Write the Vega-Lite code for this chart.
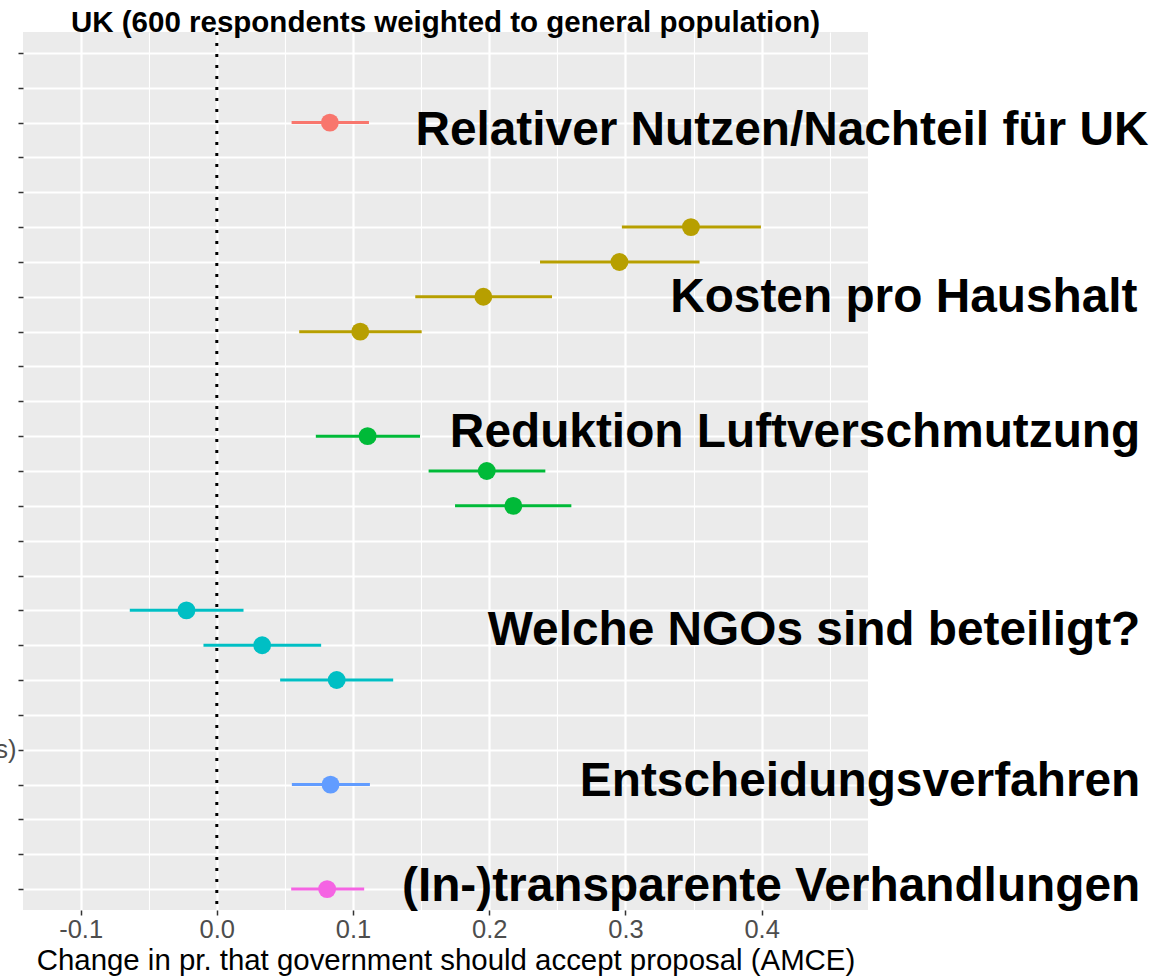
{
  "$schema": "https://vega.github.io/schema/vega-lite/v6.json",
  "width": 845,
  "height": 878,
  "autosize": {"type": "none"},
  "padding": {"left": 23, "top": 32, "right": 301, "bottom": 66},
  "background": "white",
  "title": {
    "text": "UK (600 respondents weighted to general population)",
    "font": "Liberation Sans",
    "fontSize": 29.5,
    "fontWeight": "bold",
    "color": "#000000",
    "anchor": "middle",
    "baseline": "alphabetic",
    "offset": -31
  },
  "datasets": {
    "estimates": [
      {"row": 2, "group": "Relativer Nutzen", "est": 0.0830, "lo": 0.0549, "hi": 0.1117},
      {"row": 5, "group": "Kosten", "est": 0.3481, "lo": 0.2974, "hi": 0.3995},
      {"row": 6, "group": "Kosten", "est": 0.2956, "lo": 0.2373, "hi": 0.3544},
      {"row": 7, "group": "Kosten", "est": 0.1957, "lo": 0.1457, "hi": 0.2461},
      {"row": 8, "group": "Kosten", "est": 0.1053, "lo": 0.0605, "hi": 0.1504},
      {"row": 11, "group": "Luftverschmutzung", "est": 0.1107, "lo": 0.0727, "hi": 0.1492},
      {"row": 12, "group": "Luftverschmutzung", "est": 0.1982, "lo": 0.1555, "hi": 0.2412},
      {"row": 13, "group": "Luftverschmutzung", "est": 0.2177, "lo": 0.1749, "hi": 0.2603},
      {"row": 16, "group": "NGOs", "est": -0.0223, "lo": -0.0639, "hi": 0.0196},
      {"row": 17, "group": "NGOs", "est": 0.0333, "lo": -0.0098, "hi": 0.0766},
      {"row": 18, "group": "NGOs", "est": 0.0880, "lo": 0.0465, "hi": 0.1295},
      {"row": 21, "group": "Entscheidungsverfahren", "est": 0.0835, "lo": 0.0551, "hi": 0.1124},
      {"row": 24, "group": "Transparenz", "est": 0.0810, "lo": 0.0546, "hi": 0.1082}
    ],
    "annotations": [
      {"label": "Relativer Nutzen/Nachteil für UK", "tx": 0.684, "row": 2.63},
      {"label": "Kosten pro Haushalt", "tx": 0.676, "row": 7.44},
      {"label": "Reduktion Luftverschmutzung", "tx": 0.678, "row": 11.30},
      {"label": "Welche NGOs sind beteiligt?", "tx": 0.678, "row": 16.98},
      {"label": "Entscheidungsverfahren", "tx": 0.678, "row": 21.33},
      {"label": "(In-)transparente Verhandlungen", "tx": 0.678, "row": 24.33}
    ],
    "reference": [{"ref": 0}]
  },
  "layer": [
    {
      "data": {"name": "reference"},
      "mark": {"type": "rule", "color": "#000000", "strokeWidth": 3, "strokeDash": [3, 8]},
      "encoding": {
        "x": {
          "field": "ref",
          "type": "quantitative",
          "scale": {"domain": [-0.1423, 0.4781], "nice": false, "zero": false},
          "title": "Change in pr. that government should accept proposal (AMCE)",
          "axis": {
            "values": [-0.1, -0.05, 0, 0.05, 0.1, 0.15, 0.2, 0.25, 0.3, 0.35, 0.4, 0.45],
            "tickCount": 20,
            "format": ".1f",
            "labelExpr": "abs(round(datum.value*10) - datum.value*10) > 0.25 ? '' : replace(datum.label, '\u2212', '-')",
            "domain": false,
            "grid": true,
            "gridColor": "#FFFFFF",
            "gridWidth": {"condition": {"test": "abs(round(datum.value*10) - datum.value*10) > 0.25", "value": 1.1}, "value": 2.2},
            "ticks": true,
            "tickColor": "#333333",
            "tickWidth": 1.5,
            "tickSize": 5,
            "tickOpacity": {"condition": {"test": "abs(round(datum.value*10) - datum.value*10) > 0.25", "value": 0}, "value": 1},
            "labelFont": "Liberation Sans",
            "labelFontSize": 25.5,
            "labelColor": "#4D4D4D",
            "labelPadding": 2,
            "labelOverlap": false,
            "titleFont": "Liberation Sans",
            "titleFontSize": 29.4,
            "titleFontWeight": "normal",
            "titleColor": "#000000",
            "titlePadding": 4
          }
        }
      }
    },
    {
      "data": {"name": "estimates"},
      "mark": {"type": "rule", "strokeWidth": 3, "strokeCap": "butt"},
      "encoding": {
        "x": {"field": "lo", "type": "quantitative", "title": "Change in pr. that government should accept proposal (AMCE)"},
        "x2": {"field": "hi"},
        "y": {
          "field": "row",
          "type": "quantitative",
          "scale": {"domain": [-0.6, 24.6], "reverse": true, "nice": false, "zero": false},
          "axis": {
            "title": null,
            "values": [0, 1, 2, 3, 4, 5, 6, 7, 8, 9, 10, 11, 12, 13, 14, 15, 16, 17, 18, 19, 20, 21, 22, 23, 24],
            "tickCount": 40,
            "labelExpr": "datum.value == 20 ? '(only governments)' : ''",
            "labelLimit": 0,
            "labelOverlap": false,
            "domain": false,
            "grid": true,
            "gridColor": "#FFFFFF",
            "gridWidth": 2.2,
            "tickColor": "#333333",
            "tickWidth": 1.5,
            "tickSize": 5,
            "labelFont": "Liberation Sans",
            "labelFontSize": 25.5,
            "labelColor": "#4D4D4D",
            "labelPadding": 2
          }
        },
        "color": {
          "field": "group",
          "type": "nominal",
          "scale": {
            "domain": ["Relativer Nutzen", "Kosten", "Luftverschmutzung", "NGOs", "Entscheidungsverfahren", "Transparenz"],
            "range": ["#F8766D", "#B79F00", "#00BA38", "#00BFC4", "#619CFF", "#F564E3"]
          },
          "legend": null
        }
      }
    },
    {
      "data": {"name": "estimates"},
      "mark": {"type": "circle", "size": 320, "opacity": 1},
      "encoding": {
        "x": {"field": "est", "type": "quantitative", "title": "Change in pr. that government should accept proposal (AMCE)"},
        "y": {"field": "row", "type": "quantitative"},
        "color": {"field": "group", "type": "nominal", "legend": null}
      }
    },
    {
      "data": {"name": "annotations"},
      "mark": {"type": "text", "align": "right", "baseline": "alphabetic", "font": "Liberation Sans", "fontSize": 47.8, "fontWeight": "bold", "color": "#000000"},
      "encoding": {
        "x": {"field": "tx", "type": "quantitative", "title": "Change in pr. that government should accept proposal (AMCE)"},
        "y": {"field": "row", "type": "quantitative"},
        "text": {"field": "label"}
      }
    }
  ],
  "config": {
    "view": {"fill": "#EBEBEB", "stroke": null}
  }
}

▶ [Goal of the exercise]: Omit any images, then output the listing exactly.

▶ [Problem solution]:
Write the Vega-Lite code for this chart.
{
  "$schema": "https://vega.github.io/schema/vega-lite/v6.json",
  "width": 845,
  "height": 878,
  "autosize": {"type": "none"},
  "padding": {"left": 23, "top": 32, "right": 301, "bottom": 66},
  "background": "white",
  "title": {
    "text": "UK (600 respondents weighted to general population)",
    "font": "Liberation Sans",
    "fontSize": 29.5,
    "fontWeight": "bold",
    "color": "#000000",
    "anchor": "middle",
    "baseline": "alphabetic",
    "offset": -31
  },
  "datasets": {
    "estimates": [
      {"row": 2, "group": "Relativer Nutzen", "est": 0.0830, "lo": 0.0549, "hi": 0.1117},
      {"row": 5, "group": "Kosten", "est": 0.3481, "lo": 0.2974, "hi": 0.3995},
      {"row": 6, "group": "Kosten", "est": 0.2956, "lo": 0.2373, "hi": 0.3544},
      {"row": 7, "group": "Kosten", "est": 0.1957, "lo": 0.1457, "hi": 0.2461},
      {"row": 8, "group": "Kosten", "est": 0.1053, "lo": 0.0605, "hi": 0.1504},
      {"row": 11, "group": "Luftverschmutzung", "est": 0.1107, "lo": 0.0727, "hi": 0.1492},
      {"row": 12, "group": "Luftverschmutzung", "est": 0.1982, "lo": 0.1555, "hi": 0.2412},
      {"row": 13, "group": "Luftverschmutzung", "est": 0.2177, "lo": 0.1749, "hi": 0.2603},
      {"row": 16, "group": "NGOs", "est": -0.0223, "lo": -0.0639, "hi": 0.0196},
      {"row": 17, "group": "NGOs", "est": 0.0333, "lo": -0.0098, "hi": 0.0766},
      {"row": 18, "group": "NGOs", "est": 0.0880, "lo": 0.0465, "hi": 0.1295},
      {"row": 21, "group": "Entscheidungsverfahren", "est": 0.0835, "lo": 0.0551, "hi": 0.1124},
      {"row": 24, "group": "Transparenz", "est": 0.0810, "lo": 0.0546, "hi": 0.1082}
    ],
    "annotations": [
      {"label": "Relativer Nutzen/Nachteil für UK", "tx": 0.684, "row": 2.63},
      {"label": "Kosten pro Haushalt", "tx": 0.676, "row": 7.44},
      {"label": "Reduktion Luftverschmutzung", "tx": 0.678, "row": 11.30},
      {"label": "Welche NGOs sind beteiligt?", "tx": 0.678, "row": 16.98},
      {"label": "Entscheidungsverfahren", "tx": 0.678, "row": 21.33},
      {"label": "(In-)transparente Verhandlungen", "tx": 0.678, "row": 24.33}
    ],
    "reference": [{"ref": 0}]
  },
  "layer": [
    {
      "data": {"name": "reference"},
      "mark": {"type": "rule", "color": "#000000", "strokeWidth": 3, "strokeDash": [3, 8]},
      "encoding": {
        "x": {
          "field": "ref",
          "type": "quantitative",
          "scale": {"domain": [-0.1423, 0.4781], "nice": false, "zero": false},
          "title": "Change in pr. that government should accept proposal (AMCE)",
          "axis": {
            "values": [-0.1, -0.05, 0, 0.05, 0.1, 0.15, 0.2, 0.25, 0.3, 0.35, 0.4, 0.45],
            "tickCount": 20,
            "format": ".1f",
            "labelExpr": "abs(round(datum.value*10) - datum.value*10) > 0.25 ? '' : replace(datum.label, '\u2212', '-')",
            "domain": false,
            "grid": true,
            "gridColor": "#FFFFFF",
            "gridWidth": {"condition": {"test": "abs(round(datum.value*10) - datum.value*10) > 0.25", "value": 1.1}, "value": 2.2},
            "ticks": true,
            "tickColor": "#333333",
            "tickWidth": 1.5,
            "tickSize": 5,
            "tickOpacity": {"condition": {"test": "abs(round(datum.value*10) - datum.value*10) > 0.25", "value": 0}, "value": 1},
            "labelFont": "Liberation Sans",
            "labelFontSize": 25.5,
            "labelColor": "#4D4D4D",
            "labelPadding": 2,
            "labelOverlap": false,
            "titleFont": "Liberation Sans",
            "titleFontSize": 29.4,
            "titleFontWeight": "normal",
            "titleColor": "#000000",
            "titlePadding": 4
          }
        }
      }
    },
    {
      "data": {"name": "estimates"},
      "mark": {"type": "rule", "strokeWidth": 3, "strokeCap": "butt"},
      "encoding": {
        "x": {"field": "lo", "type": "quantitative", "title": "Change in pr. that government should accept proposal (AMCE)"},
        "x2": {"field": "hi"},
        "y": {
          "field": "row",
          "type": "quantitative",
          "scale": {"domain": [-0.6, 24.6], "reverse": true, "nice": false, "zero": false},
          "axis": {
            "title": null,
            "values": [0, 1, 2, 3, 4, 5, 6, 7, 8, 9, 10, 11, 12, 13, 14, 15, 16, 17, 18, 19, 20, 21, 22, 23, 24],
            "tickCount": 40,
            "labelExpr": "datum.value == 20 ? '(only governments)' : ''",
            "labelLimit": 0,
            "labelOverlap": false,
            "domain": false,
            "grid": true,
            "gridColor": "#FFFFFF",
            "gridWidth": 2.2,
            "tickColor": "#333333",
            "tickWidth": 1.5,
            "tickSize": 5,
            "labelFont": "Liberation Sans",
            "labelFontSize": 25.5,
            "labelColor": "#4D4D4D",
            "labelPadding": 2
          }
        },
        "color": {
          "field": "group",
          "type": "nominal",
          "scale": {
            "domain": ["Relativer Nutzen", "Kosten", "Luftverschmutzung", "NGOs", "Entscheidungsverfahren", "Transparenz"],
            "range": ["#F8766D", "#B79F00", "#00BA38", "#00BFC4", "#619CFF", "#F564E3"]
          },
          "legend": null
        }
      }
    },
    {
      "data": {"name": "estimates"},
      "mark": {"type": "circle", "size": 320, "opacity": 1},
      "encoding": {
        "x": {"field": "est", "type": "quantitative", "title": "Change in pr. that government should accept proposal (AMCE)"},
        "y": {"field": "row", "type": "quantitative"},
        "color": {"field": "group", "type": "nominal", "legend": null}
      }
    },
    {
      "data": {"name": "annotations"},
      "mark": {"type": "text", "align": "right", "baseline": "alphabetic", "font": "Liberation Sans", "fontSize": 47.8, "fontWeight": "bold", "color": "#000000"},
      "encoding": {
        "x": {"field": "tx", "type": "quantitative", "title": "Change in pr. that government should accept proposal (AMCE)"},
        "y": {"field": "row", "type": "quantitative"},
        "text": {"field": "label"}
      }
    }
  ],
  "config": {
    "view": {"fill": "#EBEBEB", "stroke": null}
  }
}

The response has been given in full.